Less oversight than a bag of dog food

Preferable to vaping according to some.
Preferable to vaping according to some.

While I was surfing the net looking for vaping stories to talk about I found this one from NBC entitled “What’s So Bad About E-Cigarettes?” I felt it did a decent job of showing both sides of the vaping argument but again the anti-vapers are unmatched in their hyperbole.

First let’s hear from a pulmonologist at the Georgetown University School of Medicine…

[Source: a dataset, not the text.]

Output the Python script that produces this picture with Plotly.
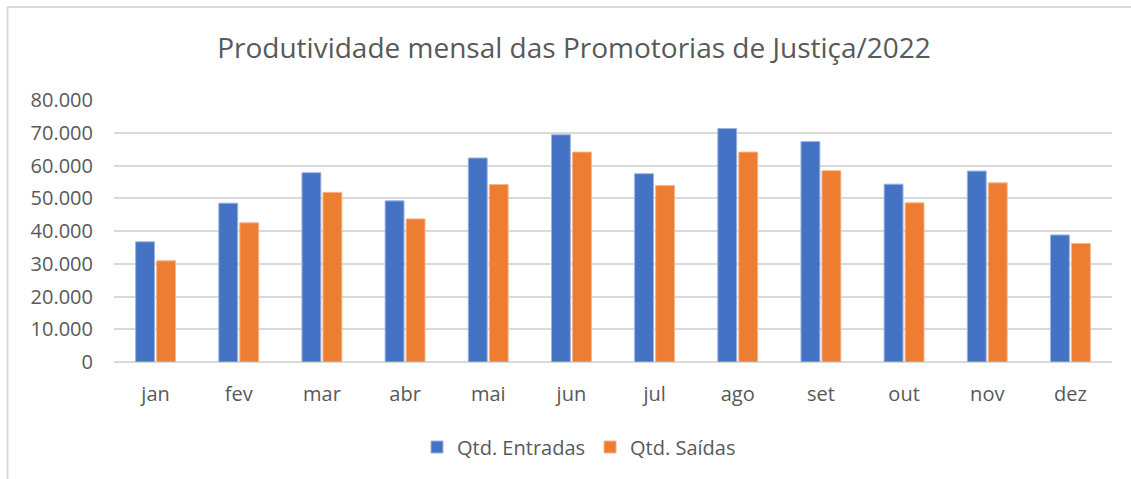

“Electronic cigarettes may represent the next evolution of nicotine replacement, supplanting the gum, patch and the existing inhaler. However, most consumers would be shocked to realize the products they buy have less oversight than a bag of dog food, and are often manufactured and imported from countries that have histories of tainted pharmaceutical and food products,” Cobb added.

Just because something has no government oversight doesn’t necessarily make it a bad thing. Yes, I am sure there are dangerous knock offs out there but that can be said about a lot of products. How many recalls have their been in the past few years from major retail outlets because of lead found in various products. Products, I may add, that are supposed to be overseen by the government. In my opinion if you’re going to a quality ape store or buying name disposables you shouldn’t have too much to worry about, Besides, if a vape store is going to make a faulty product they probably won’t be in business long. Heaven forfend that an industry in this country should be self-regulated, but again I don’t think the FDA rules are anything to worry about yet.

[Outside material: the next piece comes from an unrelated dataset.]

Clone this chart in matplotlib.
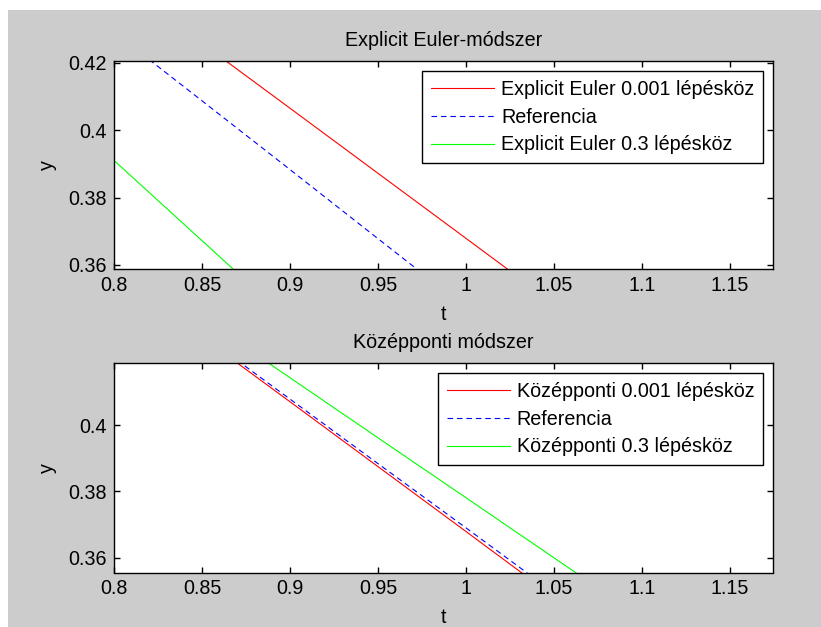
import matplotlib

matplotlib.use("Agg")
import matplotlib.pyplot as plt
from matplotlib.patches import Rectangle

plt.rcParams["font.family"] = ["Liberation Sans", "DejaVu Sans"]
plt.rcParams["font.size"] = 14.2

# --- data ---
top_red_t = [0.86, 0.90, 0.95, 1.00, 1.03]
top_red_y = [0.4219, 0.4065, 0.3872, 0.3679, 0.3563]
top_blue_t = [0.82, 0.85, 0.90, 0.95, 0.975]
top_blue_y = [0.4209, 0.4087, 0.3883, 0.3678, 0.3576]
top_green_t = [0.80, 0.87]
top_green_y = [0.3910, 0.3577]

bot_red_t = [0.868, 0.90, 0.95, 1.00, 1.035]
bot_red_y = [0.4196, 0.4071, 0.3875, 0.3679, 0.3541]
bot_blue_t = [0.870, 0.90, 0.95, 1.00, 1.038]
bot_blue_y = [0.4196, 0.4079, 0.3884, 0.3690, 0.3541]
bot_green_t = [0.885, 0.95, 1.00, 1.065]
bot_green_y = [0.4198, 0.3962, 0.3781, 0.3545]

x_ticks = [0.8, 0.85, 0.9, 0.95, 1.0, 1.05, 1.1, 1.15]
x_labels = ["0.8", "0.85", "0.9", "0.95", "1", "1.05", "1.1", "1.15"]
top_y_ticks = [0.36, 0.38, 0.40, 0.42]
top_y_labels = ["0.36", "0.38", "0.4", "0.42"]
bot_y_ticks = [0.36, 0.38, 0.40]
bot_y_labels = ["0.36", "0.38", "0.4"]

W, H = 821, 627
fig = plt.figure(figsize=(W / 100, H / 100), dpi=100, facecolor="white")
fig.patches.append(Rectangle((8 / W, 0), 1, 1 - 10 / H, transform=fig.transFigure,
                             facecolor="#cccccc", edgecolor="none", zorder=-10))


def px_axes(left, top, right, bottom):
    return fig.add_axes([left / W, 1 - bottom / H, (right - left) / W, (bottom - top) / H])


def style(ax, yticks, ylabels, ylim, title):
    ax.set_xlim(0.8, 1.1745)
    ax.set_ylim(*ylim)
    ax.set_xticks(x_ticks)
    ax.set_xticklabels(x_labels)
    ax.set_yticks(yticks)
    ax.set_yticklabels(ylabels)
    ax.tick_params(direction="in", length=4.5, width=1.0, top=True, right=True, pad=5)
    for s in ax.spines.values():
        s.set_linewidth(1.0)
    ax.set_xlabel("t", labelpad=7)
    ax.set_ylabel("y", labelpad=8)
    ax.set_title(title, pad=11, fontsize=14.2)
    leg = ax.legend(loc="upper right", fancybox=False, framealpha=1, edgecolor="black",
                    borderaxespad=0.5, handlelength=3.2, handletextpad=0.35,
                    labelspacing=0.45, borderpad=0.45)
    leg.get_frame().set_linewidth(1.0)


ax1 = px_axes(114, 61, 773, 269)
ax1.plot(top_red_t, top_red_y, color="#ff0000", lw=0.8, label="Explicit Euler 0.001 lépésköz")
ax1.plot(top_blue_t, top_blue_y, color="#0000ff", lw=0.8, ls=(0, (5, 3.5)), label="Referencia")
ax1.plot(top_green_t, top_green_y, color="#00ff00", lw=0.8, label="Explicit Euler 0.3 lépésköz")
style(ax1, top_y_ticks, top_y_labels, (0.3588, 0.4205), "Explicit Euler-módszer")

ax2 = px_axes(114, 363, 773, 572.5)
ax2.plot(bot_red_t, bot_red_y, color="#ff0000", lw=0.8, label="Középponti 0.001 lépésköz")
ax2.plot(bot_blue_t, bot_blue_y, color="#0000ff", lw=0.8, ls=(0, (5, 3.5)), label="Referencia")
ax2.plot(bot_green_t, bot_green_y, color="#00ff00", lw=0.8, label="Középponti 0.3 lépésköz")
style(ax2, bot_y_ticks, bot_y_labels, (0.3555, 0.4188), "Középponti módszer")

fig.savefig("out.png", dpi=100, facecolor="white")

Now lets’s hear from a smoking cessation specialist from Wake Forest Baptist Medical Center here in North Carolina…

Spangler’s been studying this and doesn’t have final data yet. But in general, e-cigarettes appear slightly less effective than nicotine gum or patches or drugs such as Chantix, he says.

“I do have about 20 percent of my smoking patients in my clinic who are using electronic cigarettes,” he said. “Of the patients who use them, about 10 percent of them actually quit smoking using electronic cigarettes.”

Is it just me or do you never hear people rave about how the patch or Chantix helped them quit smoking? For the most part I hear from people who couldn’t stand being in Chantix and went right back to smoking. I quit smoking while on the patch but it was only temporary, The longest I stayed quit on the patch was 9 months and I would sneak a cigarette now and then. Vaping is the only thing that has worked for me and I’ve been literally smoke free for 9 months now. So if vaping is helping people quit smoking, even 10 percent of people, what is the problem? That’s 10% that won’t be smoking anymore. Any method that gets people to quit smoking for good should be celebrated, not vilified.

Now let’s get to some busybodies…

Public health advocates say even that worries them. “You should always be suspicious when the tobacco industry applauds something,” says Tom Glynn, senior director of cancer science and trends for the American Cancer Society.

Apparently vaping retailers and the tobacco industry are one in the same. Granted some of the e-cig makers are owned by tobacco companies this isn’t a vast conspiracy by ‘Big Tobacco’.

“Like cigarette companies, e-cigarette makers claim they don’t market to kids. But they’re using the same themes and tactics tobacco companies have long used to market regular cigarettes to kids,” says Matthew Myers, president of the Campaign for Tobacco-Free Kids.

Really? How are they marketing to kids? Have they taken out ads on Nickelodeon? I was a kid when smoking was still acceptable to do indoors and I witness a ton of billboards and print advertising about cigarettes. None of them cause me to start smoking at age 15. Give kids a little more credit than that.

Again, I think all these people and organizations are getting up in arms about vaping for two reasons. The first is it looks like smoking and the second is that e-cigs have the word cigarette in them so they must be the same.

I wonder what it must feel like to be outraged over semantics.